Are you a member of a pricing team looking to drive more meaningful results with your merchandising partners?  Based on our experience in dealing with both parties we’ve generated a list of six areas that can generate the best results.

  1. Pricing role or strategy by category- The pricing team can assist category managers in how to price certain categories based on their importance to overall strategy, target customers, vendor requirements.
  2. Good/Better/Best pricing approach- A good analyst will be able to communicate to the merchandising team the rationale behind things like Price Anchoring  or Weber’s Law as well demonstrate the value behind a sound tiered pricing structure that can be optimized and tested.
  3. Product attribute pricing- There’s no shortage of available data. Smart retailers are capturing things like product attribute information that can be used in concert with sales history to determine a customer’s willingness to pay for certain features or benefits.  You can uncover insights like how much more a customer would be willing to pay for an Energy Star branded light bulb and then forecast the increase in gross margin by pricing it more appropriately to real demand.
  4. KVI selection- These are the items that drive traffic, expand market baskets, and reinforce your value in the eyes of consumers.  You can help the merchandising team better understand the implications of price changes or promotions to these items and make sure that all tactical changes are aligned to overall corporate strategy.

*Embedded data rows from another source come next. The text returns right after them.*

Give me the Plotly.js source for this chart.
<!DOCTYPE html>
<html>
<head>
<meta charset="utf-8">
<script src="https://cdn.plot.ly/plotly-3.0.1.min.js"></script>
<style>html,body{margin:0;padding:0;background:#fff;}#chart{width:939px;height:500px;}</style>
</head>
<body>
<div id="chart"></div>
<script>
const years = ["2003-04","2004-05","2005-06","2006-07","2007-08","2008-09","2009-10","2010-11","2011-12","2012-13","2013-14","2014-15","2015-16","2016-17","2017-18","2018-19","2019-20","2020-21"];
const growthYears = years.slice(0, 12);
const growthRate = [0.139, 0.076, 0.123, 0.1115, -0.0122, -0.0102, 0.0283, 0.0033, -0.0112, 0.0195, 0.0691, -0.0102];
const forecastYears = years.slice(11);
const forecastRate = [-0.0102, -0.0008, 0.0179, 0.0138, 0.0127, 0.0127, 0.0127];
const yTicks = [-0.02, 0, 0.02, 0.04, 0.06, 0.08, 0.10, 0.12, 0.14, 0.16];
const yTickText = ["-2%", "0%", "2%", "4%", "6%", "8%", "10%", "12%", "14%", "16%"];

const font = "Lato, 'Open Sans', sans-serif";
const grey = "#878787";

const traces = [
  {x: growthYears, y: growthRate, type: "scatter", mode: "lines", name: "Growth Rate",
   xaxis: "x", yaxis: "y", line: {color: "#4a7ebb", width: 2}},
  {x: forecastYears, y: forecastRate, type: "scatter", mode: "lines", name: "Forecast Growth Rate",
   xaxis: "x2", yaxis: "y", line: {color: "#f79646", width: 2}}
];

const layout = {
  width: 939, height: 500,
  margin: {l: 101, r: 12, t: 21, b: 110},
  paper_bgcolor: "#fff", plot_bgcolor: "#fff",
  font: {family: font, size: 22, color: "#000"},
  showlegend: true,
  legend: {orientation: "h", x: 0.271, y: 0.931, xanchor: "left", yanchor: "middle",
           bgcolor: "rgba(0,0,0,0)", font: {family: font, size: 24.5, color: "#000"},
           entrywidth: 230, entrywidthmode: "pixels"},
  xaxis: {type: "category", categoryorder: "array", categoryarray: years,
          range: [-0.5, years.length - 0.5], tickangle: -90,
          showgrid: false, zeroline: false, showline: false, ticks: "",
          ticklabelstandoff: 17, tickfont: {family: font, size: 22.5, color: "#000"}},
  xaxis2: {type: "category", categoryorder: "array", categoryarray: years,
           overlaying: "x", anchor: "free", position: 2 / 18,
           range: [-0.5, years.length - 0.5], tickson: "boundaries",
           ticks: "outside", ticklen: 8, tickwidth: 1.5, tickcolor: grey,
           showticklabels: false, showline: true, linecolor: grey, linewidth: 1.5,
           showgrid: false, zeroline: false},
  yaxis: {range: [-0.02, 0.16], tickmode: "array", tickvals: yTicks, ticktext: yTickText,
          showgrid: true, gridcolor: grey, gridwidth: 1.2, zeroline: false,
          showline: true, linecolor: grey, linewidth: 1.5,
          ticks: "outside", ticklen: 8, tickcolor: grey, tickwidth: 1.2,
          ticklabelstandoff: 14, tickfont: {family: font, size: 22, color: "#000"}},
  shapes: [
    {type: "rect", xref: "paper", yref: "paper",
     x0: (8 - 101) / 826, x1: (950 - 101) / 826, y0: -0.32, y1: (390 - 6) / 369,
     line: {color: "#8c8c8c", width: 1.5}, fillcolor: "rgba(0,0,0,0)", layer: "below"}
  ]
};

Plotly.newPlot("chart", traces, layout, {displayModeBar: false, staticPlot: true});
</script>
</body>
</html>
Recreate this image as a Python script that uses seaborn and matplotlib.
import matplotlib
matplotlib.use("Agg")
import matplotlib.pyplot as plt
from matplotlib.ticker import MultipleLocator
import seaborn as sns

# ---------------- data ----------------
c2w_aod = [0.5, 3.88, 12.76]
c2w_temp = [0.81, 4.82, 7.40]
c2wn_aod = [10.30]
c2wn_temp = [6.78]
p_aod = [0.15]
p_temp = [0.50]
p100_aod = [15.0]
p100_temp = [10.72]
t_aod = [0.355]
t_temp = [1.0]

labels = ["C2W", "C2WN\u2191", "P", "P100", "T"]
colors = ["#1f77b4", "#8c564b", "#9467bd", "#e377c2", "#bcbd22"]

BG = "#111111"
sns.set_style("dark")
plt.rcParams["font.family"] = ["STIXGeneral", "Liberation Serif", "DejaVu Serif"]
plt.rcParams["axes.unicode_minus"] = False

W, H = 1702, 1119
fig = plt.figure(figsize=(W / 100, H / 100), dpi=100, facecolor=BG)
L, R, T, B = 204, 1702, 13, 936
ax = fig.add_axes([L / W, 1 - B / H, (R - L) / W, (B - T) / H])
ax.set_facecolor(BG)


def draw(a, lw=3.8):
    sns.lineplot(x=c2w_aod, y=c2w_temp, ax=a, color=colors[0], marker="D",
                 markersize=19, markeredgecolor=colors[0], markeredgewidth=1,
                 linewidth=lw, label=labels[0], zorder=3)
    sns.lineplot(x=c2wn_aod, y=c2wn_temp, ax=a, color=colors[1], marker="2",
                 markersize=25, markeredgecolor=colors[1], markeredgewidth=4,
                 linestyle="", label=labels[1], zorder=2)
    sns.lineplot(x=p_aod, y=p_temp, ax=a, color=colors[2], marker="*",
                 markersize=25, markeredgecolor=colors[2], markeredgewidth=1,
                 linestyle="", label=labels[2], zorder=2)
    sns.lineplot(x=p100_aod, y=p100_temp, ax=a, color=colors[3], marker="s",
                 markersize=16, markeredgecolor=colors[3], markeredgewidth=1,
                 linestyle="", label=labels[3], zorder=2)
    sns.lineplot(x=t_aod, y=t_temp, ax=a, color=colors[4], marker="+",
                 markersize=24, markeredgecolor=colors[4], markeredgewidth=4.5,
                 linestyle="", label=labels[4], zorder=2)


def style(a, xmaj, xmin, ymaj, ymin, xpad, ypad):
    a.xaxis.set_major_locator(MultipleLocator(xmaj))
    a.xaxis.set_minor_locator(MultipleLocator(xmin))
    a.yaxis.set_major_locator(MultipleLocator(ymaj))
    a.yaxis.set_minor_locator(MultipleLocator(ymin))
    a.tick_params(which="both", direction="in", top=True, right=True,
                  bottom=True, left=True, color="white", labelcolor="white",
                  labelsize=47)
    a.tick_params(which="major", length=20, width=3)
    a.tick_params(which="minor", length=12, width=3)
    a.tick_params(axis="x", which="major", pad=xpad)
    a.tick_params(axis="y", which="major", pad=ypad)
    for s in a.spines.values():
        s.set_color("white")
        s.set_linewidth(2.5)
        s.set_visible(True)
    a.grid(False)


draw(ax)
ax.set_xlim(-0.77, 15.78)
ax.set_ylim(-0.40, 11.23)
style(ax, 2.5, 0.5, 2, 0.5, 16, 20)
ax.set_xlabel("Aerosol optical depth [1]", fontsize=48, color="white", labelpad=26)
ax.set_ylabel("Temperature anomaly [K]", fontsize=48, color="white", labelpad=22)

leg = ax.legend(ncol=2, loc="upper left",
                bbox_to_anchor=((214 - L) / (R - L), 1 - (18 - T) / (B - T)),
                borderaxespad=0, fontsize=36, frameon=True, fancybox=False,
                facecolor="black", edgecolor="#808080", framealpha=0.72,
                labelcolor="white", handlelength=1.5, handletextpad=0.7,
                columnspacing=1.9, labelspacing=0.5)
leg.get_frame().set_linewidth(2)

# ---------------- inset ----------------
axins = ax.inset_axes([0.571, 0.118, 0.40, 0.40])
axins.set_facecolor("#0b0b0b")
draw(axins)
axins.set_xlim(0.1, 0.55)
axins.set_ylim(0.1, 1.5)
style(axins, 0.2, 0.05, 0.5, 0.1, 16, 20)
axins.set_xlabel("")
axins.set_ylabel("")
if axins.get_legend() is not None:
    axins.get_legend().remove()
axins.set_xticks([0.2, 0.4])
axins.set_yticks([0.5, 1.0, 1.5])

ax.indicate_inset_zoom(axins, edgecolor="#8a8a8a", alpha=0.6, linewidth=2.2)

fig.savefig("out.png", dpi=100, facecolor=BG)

  5. Establishment of pricing rules- Rules can enable consistent and scaled growth or they can inhibit margin opportunity if they are too restrictive.  You can work collaboratively on defining the right balance.  Here is a link to a recent blog post outlines best practices on this subject.
  6. Competitive price benchmarks- A good pricing team can serve as the eyes of the retailer and ensure that the organization is constantly apprised of competitive pricing across all channels.  This could come in the form of syndicated data from providers like Nielsen or IRI, competitive price shopping from vendors like RetailData, or online data pulled from web scraping services.

This list is by no means exhaustive but it is very illustrative of the profitable synergies created when there is real alignment between the pricing and merchandising functions.  Best of luck in forging stronger ties with your friends in merchandising!